Così le sue soddisfazioni sono condivise da tutta la famiglia, dai premi ricevuti alle pizze più apprezzate dai clienti: la Scarola in crosta (un calzone “a grotta” farcito con scarola saltata alla napoletana, cucuncio e terra di olive nere), che fu la sua prima pizza, è un cavallo di battaglia che non può togliere dal menu; la Baccalà in cassuola (una sorta di “puttanesca”, con filetto di pomodoro San Marzano, baccalà fritto, burrata, olive e cucunci) richiama le origini del locale, che proponeva un menu tutto incentrato su questo pesce, e le tradizioni del territorio ma interpretate in modo nuovo. Mentre la Summer Light – dove il baccalà incontra provola, cucunci, hummus di ceci, rosti di patate e zest di limone – le è valso il premio come Pizza dell’Anno per la guida Pizzerie d’Italia del Gambero Rosso 2022, ed è richiestissima.
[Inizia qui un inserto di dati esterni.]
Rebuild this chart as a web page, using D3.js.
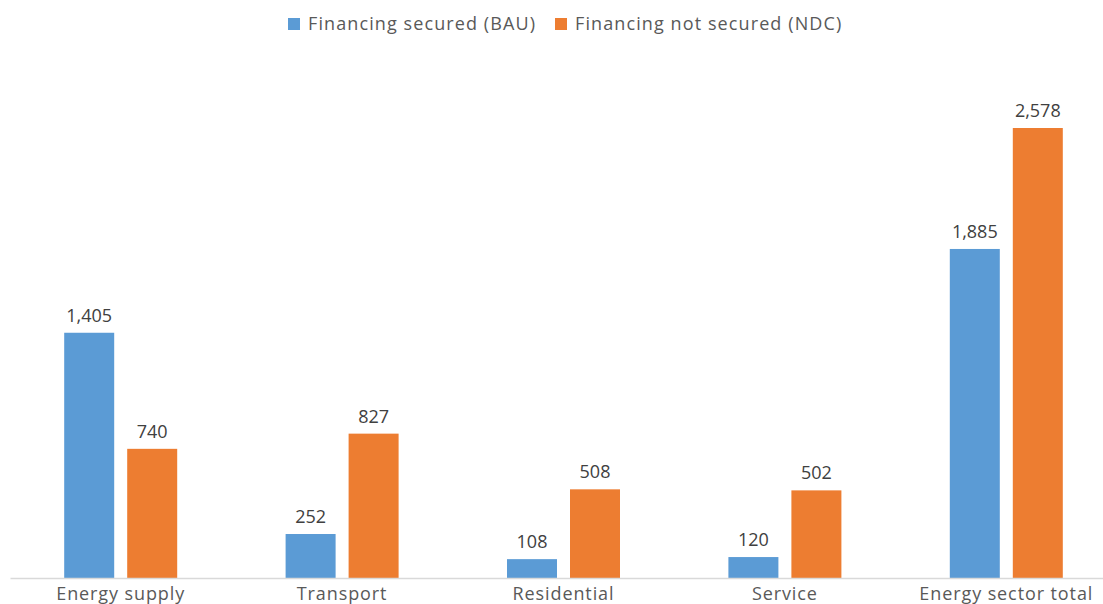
<!DOCTYPE html>
<html>
<head>
<meta charset="utf-8">
<script src="https://cdn.jsdelivr.net/npm/d3@7"></script>
<style>
  body { margin: 0; background: #fff; overflow: hidden; }
  svg { display: block; font-family: "Open Sans", Lato, sans-serif; }
</style>
</head>
<body>
<svg id="chart"></svg>
<script>
// 数据
const categories = ["Energy supply", "Transport", "Residential", "Service", "Energy sector total"];
const seriesNames = ["Financing secured (BAU)", "Financing not secured (NDC)"];
const bauValues = [1405, 252, 108, 120, 1885];
const ndcValues = [740, 827, 508, 502, 2578];
const colors = ["#5B9BD5", "#ED7D31"];

const width = 1103;
const height = 604;
const baseY = 578;

const svg = d3.select("#chart")
  .attr("width", width)
  .attr("height", height);

// 类别比例尺（右侧超出画布，与原图一致）
const x0 = d3.scaleBand()
  .domain(categories)
  .range([10, 1117])
  .paddingInner(0)
  .paddingOuter(0);

const x1 = d3.scaleBand()
  .domain(seriesNames)
  .range([0, 113])
  .paddingInner(13 / 63);

const y = d3.scaleLinear()
  .domain([0, 2578])
  .range([baseY, 128]);

const rows = categories.map((c, i) => ({
  category: c,
  values: [bauValues[i], ndcValues[i]]
}));

const groups = svg.selectAll("g.cat")
  .data(rows)
  .enter()
  .append("g")
  .attr("class", "cat")
  .attr("transform", d => `translate(${x0(d.category) + x0.bandwidth() / 2 - 56.5},0)`);

groups.selectAll("rect")
  .data(d => d.values.map((v, j) => ({ name: seriesNames[j], value: v, idx: j })))
  .enter()
  .append("rect")
  .attr("x", d => x1(d.name))
  .attr("y", d => y(d.value))
  .attr("width", x1.bandwidth())
  .attr("height", d => baseY - y(d.value))
  .attr("fill", d => colors[d.idx]);

// 数值标签
groups.selectAll("text.val")
  .data(d => d.values.map((v, j) => ({ name: seriesNames[j], value: v })))
  .enter()
  .append("text")
  .attr("class", "val")
  .attr("x", d => x1(d.name) + x1.bandwidth() / 2)
  .attr("y", d => y(d.value) - 11)
  .attr("text-anchor", "middle")
  .attr("font-size", 18)
  .attr("fill", "#404040")
  .text(d => d3.format(",")(d.value));

// 坐标轴
const axis = svg.append("g")
  .attr("transform", `translate(0,${baseY})`)
  .call(d3.axisBottom(x0).tickSize(0).tickPadding(9));
axis.select(".domain").attr("stroke", "#D9D9D9").attr("stroke-width", 1.3);
axis.selectAll("text")
  .attr("font-size", 18)
  .attr("letter-spacing", 0.9)
  .attr("font-family", "'Open Sans', Lato, sans-serif")
  .attr("fill", "#595959");

// 图例
const legendItems = [
  { name: seriesNames[0], color: colors[0], x: 288 },
  { name: seriesNames[1], color: colors[1], x: 555 }
];
const legend = svg.append("g");
legendItems.forEach(item => {
  legend.append("rect")
    .attr("x", item.x)
    .attr("y", 18)
    .attr("width", 12)
    .attr("height", 12)
    .attr("fill", item.color);
  legend.append("text")
    .attr("x", item.x + 20)
    .attr("y", 30)
    .attr("font-size", 18)
    .attr("letter-spacing", 1.1)
    .attr("fill", "#595959")
    .text(item.name);
});
</script>
</body>
</html>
Di certo, un ruolo importante lo gioca il carattere di Roberta: determinata, sorridente ma con i piedi per terra. «Io ho sempre fatto sport, ho una bella resistenza, ma è vero che questo non è un lavoro per tutti. Fisicamente richiede un grande impegno, è certamente alla portata delle donne ma solo se alla base c’è una forte volontà. Non ho invece mai avuto problemi con i miei colleghi, che hanno sempre avuto parole carine verso di me: la competizione tra pizzaioli è abbastanza inutile perché ognuno di noi fa un prodotto a sé, c’è spazio per tutti. Magari mi è capitato che qualche collaboratore, inizialmente, fosse restio ad avere un “capo” donna ma quasi sempre poi hanno capito e abbracciato il progetto».
Lei, intanto, resta concentrata sul suo percorso: «Mi è stato proposto di aprire altrove, a Napoli per esempio; ma per il momento mi concentro sul locale di famiglia, lo stiamo rimettendo a nuovo un po’ alla volta. Poi magari penserò ad altro, mi piacerebbe portare a Milano la mia idea di pizza. Vedremo».